* [Problem to solve] An exact copy of the records is required, minus the pictures they hold.

* [Records for the exercise]
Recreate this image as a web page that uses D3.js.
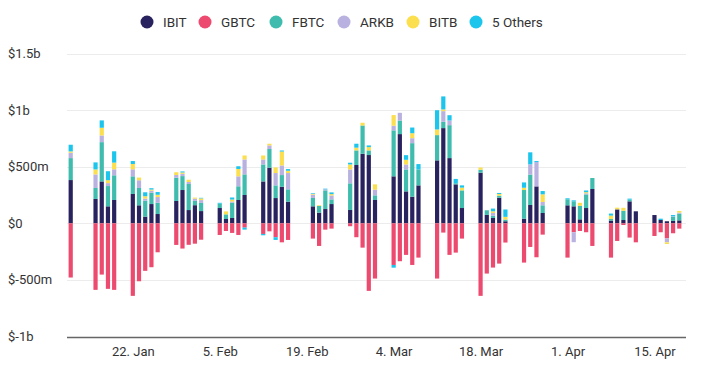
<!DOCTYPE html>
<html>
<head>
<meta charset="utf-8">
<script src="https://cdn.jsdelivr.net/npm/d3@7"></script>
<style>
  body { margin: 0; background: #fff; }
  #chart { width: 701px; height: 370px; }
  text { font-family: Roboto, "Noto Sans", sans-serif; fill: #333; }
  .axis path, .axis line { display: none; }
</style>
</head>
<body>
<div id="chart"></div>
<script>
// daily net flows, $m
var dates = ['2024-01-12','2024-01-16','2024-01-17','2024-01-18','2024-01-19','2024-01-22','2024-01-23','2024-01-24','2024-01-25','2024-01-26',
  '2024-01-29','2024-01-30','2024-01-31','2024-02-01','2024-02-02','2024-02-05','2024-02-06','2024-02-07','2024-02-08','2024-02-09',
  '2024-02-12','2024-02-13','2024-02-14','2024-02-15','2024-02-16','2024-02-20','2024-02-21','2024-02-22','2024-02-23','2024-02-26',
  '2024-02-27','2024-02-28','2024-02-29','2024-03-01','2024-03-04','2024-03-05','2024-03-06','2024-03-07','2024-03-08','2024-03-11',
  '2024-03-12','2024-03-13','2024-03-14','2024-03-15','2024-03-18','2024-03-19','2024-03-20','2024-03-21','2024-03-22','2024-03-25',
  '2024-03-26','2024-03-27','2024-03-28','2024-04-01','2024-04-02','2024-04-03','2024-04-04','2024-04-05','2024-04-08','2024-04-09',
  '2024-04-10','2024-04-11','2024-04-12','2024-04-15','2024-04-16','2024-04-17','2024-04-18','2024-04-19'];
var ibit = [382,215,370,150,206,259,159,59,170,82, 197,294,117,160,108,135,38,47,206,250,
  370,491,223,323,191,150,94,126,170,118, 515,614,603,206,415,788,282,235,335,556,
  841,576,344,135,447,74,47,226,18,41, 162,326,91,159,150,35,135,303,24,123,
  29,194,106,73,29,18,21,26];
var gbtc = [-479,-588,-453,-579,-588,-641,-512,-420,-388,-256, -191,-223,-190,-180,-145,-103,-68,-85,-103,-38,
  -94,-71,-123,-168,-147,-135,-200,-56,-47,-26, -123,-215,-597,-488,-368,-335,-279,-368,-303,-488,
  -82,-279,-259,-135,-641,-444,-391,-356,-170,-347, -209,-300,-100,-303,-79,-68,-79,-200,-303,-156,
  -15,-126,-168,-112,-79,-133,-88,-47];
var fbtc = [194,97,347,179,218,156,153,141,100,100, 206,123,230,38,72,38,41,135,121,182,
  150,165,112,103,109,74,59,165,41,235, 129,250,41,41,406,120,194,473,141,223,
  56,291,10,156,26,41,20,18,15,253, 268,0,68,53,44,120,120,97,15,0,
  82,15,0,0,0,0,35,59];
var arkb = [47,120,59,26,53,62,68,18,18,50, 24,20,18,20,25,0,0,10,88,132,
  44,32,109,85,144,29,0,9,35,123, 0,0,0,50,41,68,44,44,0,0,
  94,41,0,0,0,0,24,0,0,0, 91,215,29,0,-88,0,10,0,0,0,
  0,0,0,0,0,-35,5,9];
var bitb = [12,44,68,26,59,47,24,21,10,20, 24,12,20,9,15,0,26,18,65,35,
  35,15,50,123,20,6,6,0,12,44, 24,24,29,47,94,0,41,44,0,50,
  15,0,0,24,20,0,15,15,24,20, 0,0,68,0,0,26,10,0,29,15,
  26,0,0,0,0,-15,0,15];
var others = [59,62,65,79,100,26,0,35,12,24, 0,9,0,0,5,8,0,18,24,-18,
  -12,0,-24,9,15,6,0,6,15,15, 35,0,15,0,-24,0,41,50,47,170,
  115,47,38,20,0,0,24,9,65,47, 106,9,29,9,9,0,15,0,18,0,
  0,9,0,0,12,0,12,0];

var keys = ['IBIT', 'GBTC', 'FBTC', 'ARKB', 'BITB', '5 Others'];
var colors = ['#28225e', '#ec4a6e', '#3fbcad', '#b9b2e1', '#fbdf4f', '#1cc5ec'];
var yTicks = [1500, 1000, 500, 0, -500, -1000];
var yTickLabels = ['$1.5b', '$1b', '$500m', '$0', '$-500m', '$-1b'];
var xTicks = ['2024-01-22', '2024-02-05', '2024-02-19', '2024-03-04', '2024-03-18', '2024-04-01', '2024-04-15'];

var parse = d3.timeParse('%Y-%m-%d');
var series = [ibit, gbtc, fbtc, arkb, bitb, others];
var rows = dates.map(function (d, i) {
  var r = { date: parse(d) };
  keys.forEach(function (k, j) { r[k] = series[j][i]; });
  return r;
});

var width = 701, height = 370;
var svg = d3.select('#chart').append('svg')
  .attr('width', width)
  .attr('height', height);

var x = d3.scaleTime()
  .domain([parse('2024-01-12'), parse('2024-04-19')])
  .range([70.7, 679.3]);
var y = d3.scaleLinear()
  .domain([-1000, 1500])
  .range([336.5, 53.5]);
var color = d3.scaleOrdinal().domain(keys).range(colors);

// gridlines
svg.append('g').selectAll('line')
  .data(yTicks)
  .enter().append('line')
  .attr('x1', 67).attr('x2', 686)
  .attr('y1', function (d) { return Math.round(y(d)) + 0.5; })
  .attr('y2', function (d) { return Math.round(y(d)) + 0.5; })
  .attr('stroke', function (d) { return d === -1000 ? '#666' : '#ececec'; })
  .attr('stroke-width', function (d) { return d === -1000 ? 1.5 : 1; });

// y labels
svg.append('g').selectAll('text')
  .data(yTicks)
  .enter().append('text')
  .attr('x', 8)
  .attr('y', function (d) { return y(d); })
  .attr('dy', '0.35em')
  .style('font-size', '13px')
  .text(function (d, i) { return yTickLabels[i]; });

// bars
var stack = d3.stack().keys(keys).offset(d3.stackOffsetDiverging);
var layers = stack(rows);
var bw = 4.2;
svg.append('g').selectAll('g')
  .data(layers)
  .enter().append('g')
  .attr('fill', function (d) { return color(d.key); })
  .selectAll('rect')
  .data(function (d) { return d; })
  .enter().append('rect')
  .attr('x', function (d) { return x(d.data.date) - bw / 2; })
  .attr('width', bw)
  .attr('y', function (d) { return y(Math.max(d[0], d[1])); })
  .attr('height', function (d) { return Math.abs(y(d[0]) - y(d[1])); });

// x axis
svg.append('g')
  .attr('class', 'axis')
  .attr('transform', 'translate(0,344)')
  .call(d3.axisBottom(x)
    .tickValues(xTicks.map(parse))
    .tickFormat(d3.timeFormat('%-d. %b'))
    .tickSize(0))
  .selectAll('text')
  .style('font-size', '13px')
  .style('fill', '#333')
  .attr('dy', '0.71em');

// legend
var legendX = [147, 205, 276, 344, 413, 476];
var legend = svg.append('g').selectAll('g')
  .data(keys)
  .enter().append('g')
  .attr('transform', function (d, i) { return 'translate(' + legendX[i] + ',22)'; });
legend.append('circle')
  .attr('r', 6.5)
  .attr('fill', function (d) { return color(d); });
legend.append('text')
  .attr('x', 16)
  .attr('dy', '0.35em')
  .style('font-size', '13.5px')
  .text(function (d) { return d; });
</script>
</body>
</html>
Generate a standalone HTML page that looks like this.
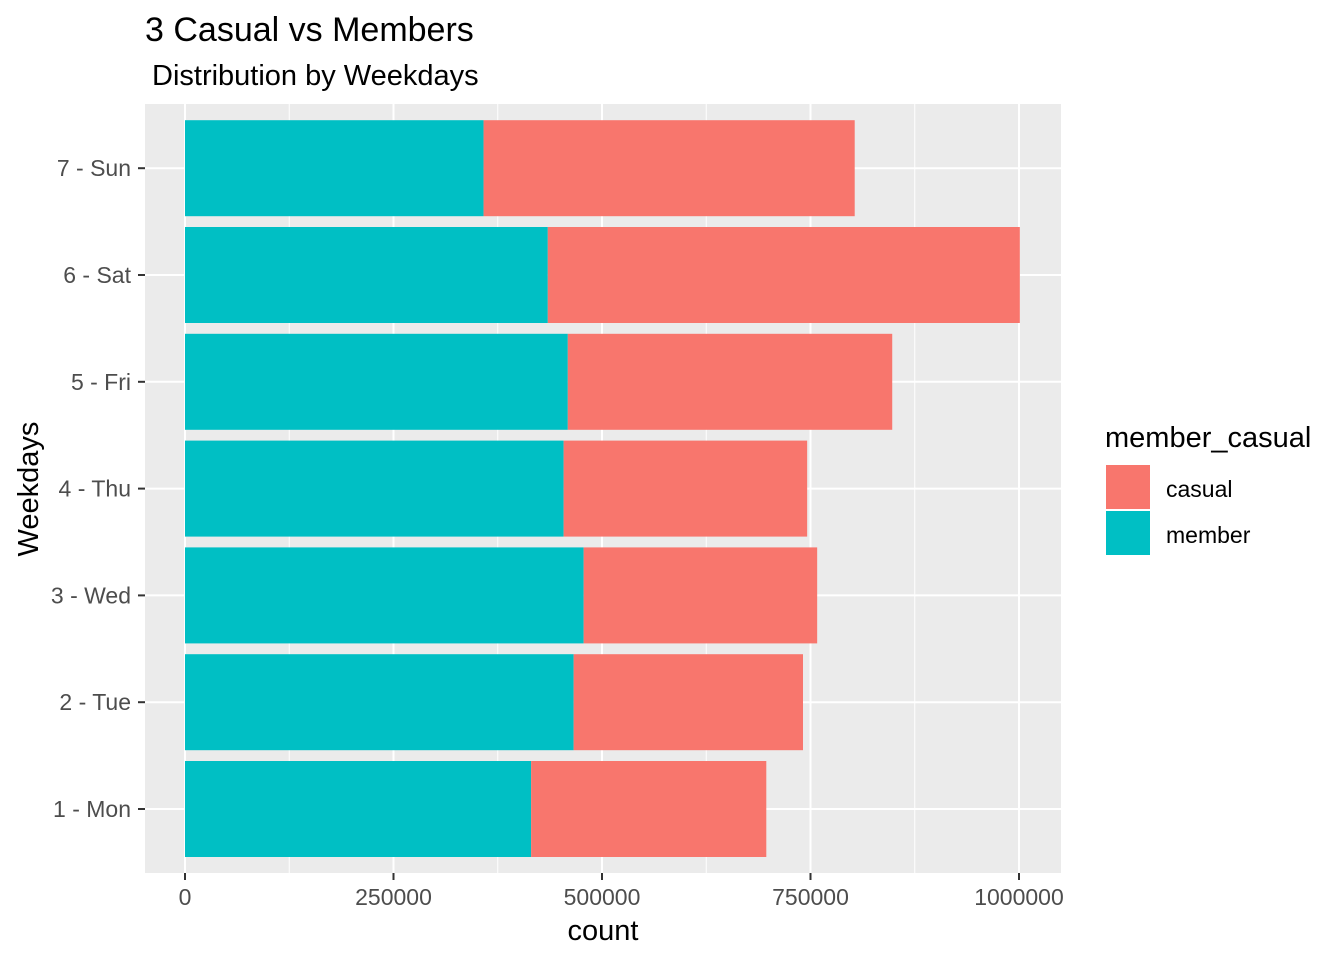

* [Result below]
Recreate this image as a web page that uses D3.js.
<!DOCTYPE html>
<html>
<head>
<meta charset="utf-8">
<script src="https://cdn.jsdelivr.net/npm/d3@7"></script>
<style>
  body { margin: 0; background: #fff; }
  #chart { width: 701px; height: 370px; }
  text { font-family: Roboto, "Noto Sans", sans-serif; fill: #333; }
  .axis path, .axis line { display: none; }
</style>
</head>
<body>
<div id="chart"></div>
<script>
// daily net flows, $m
var dates = ['2024-01-12','2024-01-16','2024-01-17','2024-01-18','2024-01-19','2024-01-22','2024-01-23','2024-01-24','2024-01-25','2024-01-26',
  '2024-01-29','2024-01-30','2024-01-31','2024-02-01','2024-02-02','2024-02-05','2024-02-06','2024-02-07','2024-02-08','2024-02-09',
  '2024-02-12','2024-02-13','2024-02-14','2024-02-15','2024-02-16','2024-02-20','2024-02-21','2024-02-22','2024-02-23','2024-02-26',
  '2024-02-27','2024-02-28','2024-02-29','2024-03-01','2024-03-04','2024-03-05','2024-03-06','2024-03-07','2024-03-08','2024-03-11',
  '2024-03-12','2024-03-13','2024-03-14','2024-03-15','2024-03-18','2024-03-19','2024-03-20','2024-03-21','2024-03-22','2024-03-25',
  '2024-03-26','2024-03-27','2024-03-28','2024-04-01','2024-04-02','2024-04-03','2024-04-04','2024-04-05','2024-04-08','2024-04-09',
  '2024-04-10','2024-04-11','2024-04-12','2024-04-15','2024-04-16','2024-04-17','2024-04-18','2024-04-19'];
var ibit = [382,215,370,150,206,259,159,59,170,82, 197,294,117,160,108,135,38,47,206,250,
  370,491,223,323,191,150,94,126,170,118, 515,614,603,206,415,788,282,235,335,556,
  841,576,344,135,447,74,47,226,18,41, 162,326,91,159,150,35,135,303,24,123,
  29,194,106,73,29,18,21,26];
var gbtc = [-479,-588,-453,-579,-588,-641,-512,-420,-388,-256, -191,-223,-190,-180,-145,-103,-68,-85,-103,-38,
  -94,-71,-123,-168,-147,-135,-200,-56,-47,-26, -123,-215,-597,-488,-368,-335,-279,-368,-303,-488,
  -82,-279,-259,-135,-641,-444,-391,-356,-170,-347, -209,-300,-100,-303,-79,-68,-79,-200,-303,-156,
  -15,-126,-168,-112,-79,-133,-88,-47];
var fbtc = [194,97,347,179,218,156,153,141,100,100, 206,123,230,38,72,38,41,135,121,182,
  150,165,112,103,109,74,59,165,41,235, 129,250,41,41,406,120,194,473,141,223,
  56,291,10,156,26,41,20,18,15,253, 268,0,68,53,44,120,120,97,15,0,
  82,15,0,0,0,0,35,59];
var arkb = [47,120,59,26,53,62,68,18,18,50, 24,20,18,20,25,0,0,10,88,132,
  44,32,109,85,144,29,0,9,35,123, 0,0,0,50,41,68,44,44,0,0,
  94,41,0,0,0,0,24,0,0,0, 91,215,29,0,-88,0,10,0,0,0,
  0,0,0,0,0,-35,5,9];
var bitb = [12,44,68,26,59,47,24,21,10,20, 24,12,20,9,15,0,26,18,65,35,
  35,15,50,123,20,6,6,0,12,44, 24,24,29,47,94,0,41,44,0,50,
  15,0,0,24,20,0,15,15,24,20, 0,0,68,0,0,26,10,0,29,15,
  26,0,0,0,0,-15,0,15];
var others = [59,62,65,79,100,26,0,35,12,24, 0,9,0,0,5,8,0,18,24,-18,
  -12,0,-24,9,15,6,0,6,15,15, 35,0,15,0,-24,0,41,50,47,170,
  115,47,38,20,0,0,24,9,65,47, 106,9,29,9,9,0,15,0,18,0,
  0,9,0,0,12,0,12,0];

var keys = ['IBIT', 'GBTC', 'FBTC', 'ARKB', 'BITB', '5 Others'];
var colors = ['#28225e', '#ec4a6e', '#3fbcad', '#b9b2e1', '#fbdf4f', '#1cc5ec'];
var yTicks = [1500, 1000, 500, 0, -500, -1000];
var yTickLabels = ['$1.5b', '$1b', '$500m', '$0', '$-500m', '$-1b'];
var xTicks = ['2024-01-22', '2024-02-05', '2024-02-19', '2024-03-04', '2024-03-18', '2024-04-01', '2024-04-15'];

var parse = d3.timeParse('%Y-%m-%d');
var series = [ibit, gbtc, fbtc, arkb, bitb, others];
var rows = dates.map(function (d, i) {
  var r = { date: parse(d) };
  keys.forEach(function (k, j) { r[k] = series[j][i]; });
  return r;
});

var width = 701, height = 370;
var svg = d3.select('#chart').append('svg')
  .attr('width', width)
  .attr('height', height);

var x = d3.scaleTime()
  .domain([parse('2024-01-12'), parse('2024-04-19')])
  .range([70.7, 679.3]);
var y = d3.scaleLinear()
  .domain([-1000, 1500])
  .range([336.5, 53.5]);
var color = d3.scaleOrdinal().domain(keys).range(colors);

// gridlines
svg.append('g').selectAll('line')
  .data(yTicks)
  .enter().append('line')
  .attr('x1', 67).attr('x2', 686)
  .attr('y1', function (d) { return Math.round(y(d)) + 0.5; })
  .attr('y2', function (d) { return Math.round(y(d)) + 0.5; })
  .attr('stroke', function (d) { return d === -1000 ? '#666' : '#ececec'; })
  .attr('stroke-width', function (d) { return d === -1000 ? 1.5 : 1; });

// y labels
svg.append('g').selectAll('text')
  .data(yTicks)
  .enter().append('text')
  .attr('x', 8)
  .attr('y', function (d) { return y(d); })
  .attr('dy', '0.35em')
  .style('font-size', '13px')
  .text(function (d, i) { return yTickLabels[i]; });

// bars
var stack = d3.stack().keys(keys).offset(d3.stackOffsetDiverging);
var layers = stack(rows);
var bw = 4.2;
svg.append('g').selectAll('g')
  .data(layers)
  .enter().append('g')
  .attr('fill', function (d) { return color(d.key); })
  .selectAll('rect')
  .data(function (d) { return d; })
  .enter().append('rect')
  .attr('x', function (d) { return x(d.data.date) - bw / 2; })
  .attr('width', bw)
  .attr('y', function (d) { return y(Math.max(d[0], d[1])); })
  .attr('height', function (d) { return Math.abs(y(d[0]) - y(d[1])); });

// x axis
svg.append('g')
  .attr('class', 'axis')
  .attr('transform', 'translate(0,344)')
  .call(d3.axisBottom(x)
    .tickValues(xTicks.map(parse))
    .tickFormat(d3.timeFormat('%-d. %b'))
    .tickSize(0))
  .selectAll('text')
  .style('font-size', '13px')
  .style('fill', '#333')
  .attr('dy', '0.71em');

// legend
var legendX = [147, 205, 276, 344, 413, 476];
var legend = svg.append('g').selectAll('g')
  .data(keys)
  .enter().append('g')
  .attr('transform', function (d, i) { return 'translate(' + legendX[i] + ',22)'; });
legend.append('circle')
  .attr('r', 6.5)
  .attr('fill', function (d) { return color(d); });
legend.append('text')
  .attr('x', 16)
  .attr('dy', '0.35em')
  .style('font-size', '13.5px')
  .text(function (d) { return d; });
</script>
</body>
</html>
Generate a standalone HTML page that looks like this.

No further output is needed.